For each line below that includes the word "this", make a copy.

>>>>>

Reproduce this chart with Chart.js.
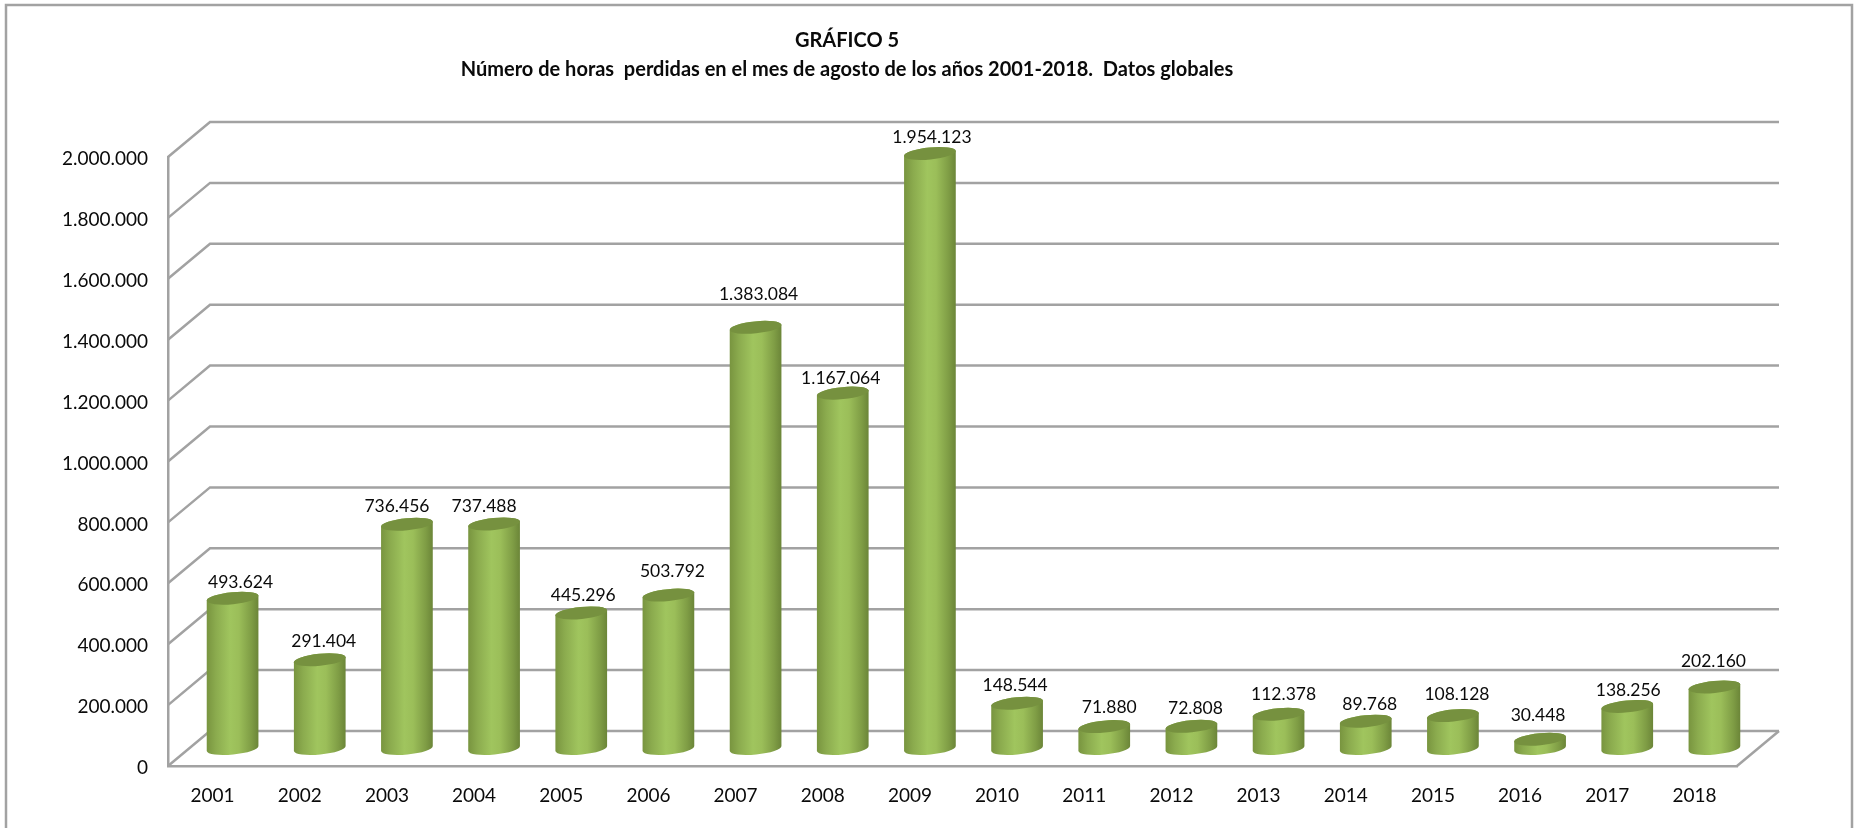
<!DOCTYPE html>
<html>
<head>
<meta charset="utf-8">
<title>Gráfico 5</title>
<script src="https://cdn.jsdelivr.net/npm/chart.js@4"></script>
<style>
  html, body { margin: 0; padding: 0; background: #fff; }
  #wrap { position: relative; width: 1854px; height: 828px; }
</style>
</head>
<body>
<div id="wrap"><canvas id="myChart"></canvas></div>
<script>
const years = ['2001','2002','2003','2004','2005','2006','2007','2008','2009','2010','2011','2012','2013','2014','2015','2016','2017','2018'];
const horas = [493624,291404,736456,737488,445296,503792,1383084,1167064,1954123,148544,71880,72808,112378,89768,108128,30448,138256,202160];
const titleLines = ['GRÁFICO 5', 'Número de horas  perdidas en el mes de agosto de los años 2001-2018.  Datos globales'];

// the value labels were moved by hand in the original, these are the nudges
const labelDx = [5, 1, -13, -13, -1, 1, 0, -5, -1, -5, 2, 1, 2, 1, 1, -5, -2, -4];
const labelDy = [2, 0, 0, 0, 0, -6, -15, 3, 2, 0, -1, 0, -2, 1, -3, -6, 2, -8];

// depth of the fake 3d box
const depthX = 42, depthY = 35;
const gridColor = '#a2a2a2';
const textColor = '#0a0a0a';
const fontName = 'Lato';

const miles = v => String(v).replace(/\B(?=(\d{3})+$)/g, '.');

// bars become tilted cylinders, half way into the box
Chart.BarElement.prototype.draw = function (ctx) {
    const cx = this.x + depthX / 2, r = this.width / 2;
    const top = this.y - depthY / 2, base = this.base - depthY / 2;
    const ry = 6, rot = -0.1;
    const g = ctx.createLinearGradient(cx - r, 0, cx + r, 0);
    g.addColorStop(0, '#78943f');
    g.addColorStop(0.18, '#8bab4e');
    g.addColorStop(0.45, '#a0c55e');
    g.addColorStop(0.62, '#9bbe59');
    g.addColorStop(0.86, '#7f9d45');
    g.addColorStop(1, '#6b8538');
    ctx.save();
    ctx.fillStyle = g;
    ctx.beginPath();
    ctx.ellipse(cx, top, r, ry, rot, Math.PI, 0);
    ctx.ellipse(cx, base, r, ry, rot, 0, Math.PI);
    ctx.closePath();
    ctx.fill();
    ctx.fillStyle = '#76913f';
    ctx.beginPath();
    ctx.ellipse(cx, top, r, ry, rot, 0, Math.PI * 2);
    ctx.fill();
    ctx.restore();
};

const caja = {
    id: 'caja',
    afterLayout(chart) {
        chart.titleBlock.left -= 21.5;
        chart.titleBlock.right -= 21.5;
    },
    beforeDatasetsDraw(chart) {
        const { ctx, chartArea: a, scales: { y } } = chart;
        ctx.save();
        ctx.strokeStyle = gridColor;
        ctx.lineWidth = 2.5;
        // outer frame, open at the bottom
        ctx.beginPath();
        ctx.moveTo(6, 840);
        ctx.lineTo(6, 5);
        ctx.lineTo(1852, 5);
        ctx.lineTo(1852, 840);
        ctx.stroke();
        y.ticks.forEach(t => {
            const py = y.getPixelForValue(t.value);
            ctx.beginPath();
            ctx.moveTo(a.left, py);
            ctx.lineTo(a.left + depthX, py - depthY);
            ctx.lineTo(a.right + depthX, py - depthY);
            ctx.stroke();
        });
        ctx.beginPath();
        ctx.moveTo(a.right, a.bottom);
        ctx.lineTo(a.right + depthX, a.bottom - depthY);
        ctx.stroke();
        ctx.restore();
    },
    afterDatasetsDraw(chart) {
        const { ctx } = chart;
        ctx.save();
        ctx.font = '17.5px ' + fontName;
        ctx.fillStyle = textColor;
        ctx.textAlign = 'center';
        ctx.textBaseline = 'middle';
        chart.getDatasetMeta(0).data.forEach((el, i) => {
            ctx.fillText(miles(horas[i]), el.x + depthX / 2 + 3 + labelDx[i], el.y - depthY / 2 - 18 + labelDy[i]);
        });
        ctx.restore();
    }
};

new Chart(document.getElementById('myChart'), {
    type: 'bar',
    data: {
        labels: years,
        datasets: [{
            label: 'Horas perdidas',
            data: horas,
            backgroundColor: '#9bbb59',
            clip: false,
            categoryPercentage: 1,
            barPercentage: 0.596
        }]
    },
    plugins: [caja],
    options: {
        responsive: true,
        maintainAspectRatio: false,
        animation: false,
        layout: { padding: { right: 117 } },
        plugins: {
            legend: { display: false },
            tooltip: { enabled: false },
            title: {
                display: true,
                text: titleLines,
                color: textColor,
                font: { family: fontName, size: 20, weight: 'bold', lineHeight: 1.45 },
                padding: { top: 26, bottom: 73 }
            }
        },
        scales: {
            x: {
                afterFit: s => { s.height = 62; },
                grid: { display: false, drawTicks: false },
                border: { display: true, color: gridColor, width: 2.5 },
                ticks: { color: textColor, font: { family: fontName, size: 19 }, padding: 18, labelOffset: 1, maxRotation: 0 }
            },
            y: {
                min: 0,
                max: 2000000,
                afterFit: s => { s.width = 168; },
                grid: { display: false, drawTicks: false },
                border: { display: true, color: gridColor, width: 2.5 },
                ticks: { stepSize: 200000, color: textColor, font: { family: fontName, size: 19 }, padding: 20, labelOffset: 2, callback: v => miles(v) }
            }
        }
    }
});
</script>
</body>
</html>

<<<<<

## IN RESPONSE
Reproduce this chart with Chart.js.
    const cx = this.x + depthX / 2, r = this.width / 2;
    const top = this.y - depthY / 2, base = this.base - depthY / 2;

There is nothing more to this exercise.